Andre Jordan Jr.

No. 22 – Auburn Tigers
- Position: Cornerback
- Class: Senior

Personal information
- Born: March 8, 2005 (age 21) Federal Way, Washington, U.S.
- Listed height: 6 ft 2 in (1.88 m)
- Listed weight: 193 lb (88 kg)

Career information
- High school: Federal Way
- College: Oregon State (2023–2024); UCLA (2025); Auburn (2026–present);
- Stats at ESPN

= Andre Jordan Jr. =

American football player (born 2005)

Andre Jordan Jr. (born March 8, 2005) is an American football cornerback for the Auburn Tigers.
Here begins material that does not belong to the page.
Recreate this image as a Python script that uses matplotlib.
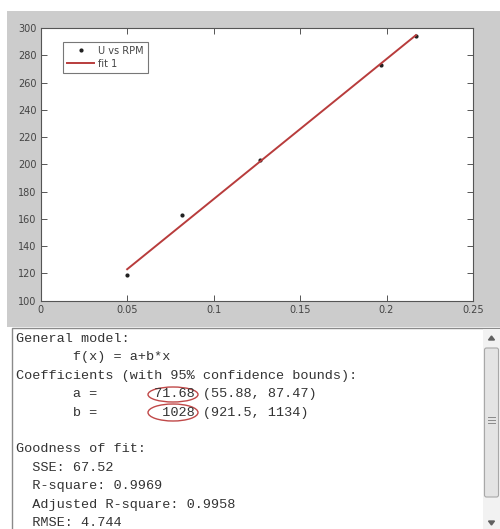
import matplotlib
matplotlib.use('Agg')
import matplotlib.pyplot as plt
import matplotlib.patches as mpatches
import numpy as np

# measured points (U vs RPM)
rpm = [0.050, 0.082, 0.127, 0.197, 0.217]
u = [119, 163, 203, 273, 294]

# fit result f(x) = a + b*x
coef_names = ['a', 'b']
coef_vals = ['71.68', '1028']
coef_lo = ['55.88', '921.5']
coef_hi = ['87.47', '1134']
gof_names = ['SSE', 'R-square', 'Adjusted R-square', 'RMSE']
gof_vals = ['67.52', '0.9969', '0.9958', '4.744']

xticks = [0, 0.05, 0.1, 0.15, 0.2, 0.25]
xlabels = ['0', '0.05', '0.1', '0.15', '0.2', '0.25']
yticks = list(range(100, 301, 20))

W, H = 500, 529
fig = plt.figure(figsize=(W / 100, H / 100), dpi=100)
fig.patch.set_facecolor('white')

# overlay in pixel coordinates for the window decorations
bg = fig.add_axes([0, 0, 1, 1], zorder=0)
bg.set_xlim(0, W)
bg.set_ylim(H, 0)
bg.axis('off')
bg.add_patch(mpatches.Rectangle((7, 11), W - 7, 316, facecolor='#cccccc', edgecolor='none'))

# plot
ax = fig.add_axes([40.7 / W, 1 - 300.7 / H, 432.3 / W, 272.7 / H], zorder=2)
ax.set_facecolor('white')
a = float(coef_vals[0]); b = float(coef_vals[1])
xf = np.array([min(rpm), max(rpm)])
ax.plot(rpm, u, linestyle='none', marker='.', color='#202020', markersize=4, label='U vs RPM')
ax.plot(xf, a + b * xf, color='#b83c3c', linewidth=1.4, label='fit 1')
ax.set_xlim(0, 0.25)
ax.set_ylim(100, 300)
ax.set_xticks(xticks, labels=xlabels)
ax.set_yticks(yticks)
ax.tick_params(direction='in', length=4, width=0.7, color='#555555', labelsize=7,
               labelcolor='#444444', top=True, right=True, pad=3)
for s in ax.spines.values():
	s.set_color('#555555')
	s.set_linewidth(0.8)
leg = ax.legend(loc='upper left', bbox_to_anchor=(0.0516, 0.9487), borderaxespad=0,
                fontsize=7, fancybox=False, handlelength=2.8, handletextpad=0.4,
                borderpad=0.4, labelspacing=0.3, labelcolor='#444444')
leg.get_frame().set_edgecolor('#555555')
leg.get_frame().set_linewidth(0.8)

# text output panel
bg.add_patch(mpatches.Rectangle((12, 328), W, H, facecolor='white', edgecolor='#8a8a8a', linewidth=1))

lines = ['General model:',
         '       f(x) = a+b*x',
         'Coefficients (with 95% confidence bounds):']
for n, v, lo, hi in zip(coef_names, coef_vals, coef_lo, coef_hi):
	lines.append('       %s = %11s (%s, %s)' % (n, v, lo, hi))
lines.append('')
lines.append('Goodness of fit:')
for n, v in zip(gof_names, gof_vals):
	lines.append('  %s: %s' % (n, v))

for i, t in enumerate(lines):
	bg.text(16, 339 + i * 18.4, t, family='Liberation Mono', fontsize=9.7,
	        color='#333333', va='center', ha='left')

# red circles around the coefficients
bg.add_patch(mpatches.Ellipse((173, 394.5), 50, 15, facecolor='none', edgecolor='#c04848', linewidth=1))
bg.add_patch(mpatches.Ellipse((173, 412.5), 50, 17, facecolor='none', edgecolor='#c04848', linewidth=1))

# scrollbar
bg.add_patch(mpatches.Rectangle((483, 329), 17, 200, facecolor='#f2f2f2', edgecolor='none'))
bg.add_patch(mpatches.FancyBboxPatch((484.5, 348), 14, 149, boxstyle='round,pad=0,rounding_size=2',
                                     facecolor='#e4e4e4', edgecolor='#a8a8a8', linewidth=0.8))
for gy in (417, 420, 423):
	bg.plot([488, 495], [gy, gy], color='#8a8a8a', linewidth=0.7)
bg.add_patch(mpatches.Polygon([[488.5, 340], [494.5, 340], [491.5, 336]], closed=True, color='#606060'))
bg.add_patch(mpatches.Polygon([[488.5, 521], [494.5, 521], [491.5, 525]], closed=True, color='#606060'))

fig.savefig('out.png', dpi=100, facecolor='white')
He previously played for the UCLA Bruins and the Oregon State Beavers.

==College career==
===Oregon State Beavers===
Jordan did not take a redshirt in his freshman year, instead choosing to play throughout the season. He played in the final seven games of the year during that 2023 season. In 2024, he started in nine of the team's games. He totaled 38 tackles in his time at Oregon State.

===UCLA Bruins===
Jordan committed to UCLA following the 2024 season. In the preseason, he was expected to start for the team. He started in seven games during 2025, and led the team with ten passes defended. He announced that he would enter the transfer portal in December.

===Auburn Tigers===
Jordan signed with Auburn in January 2026. He previously considered transferring to the Arizona State Sun Devils, but decided against it. He spoke positively of the new position coach at Auburn, DeMarcus Van Dyke.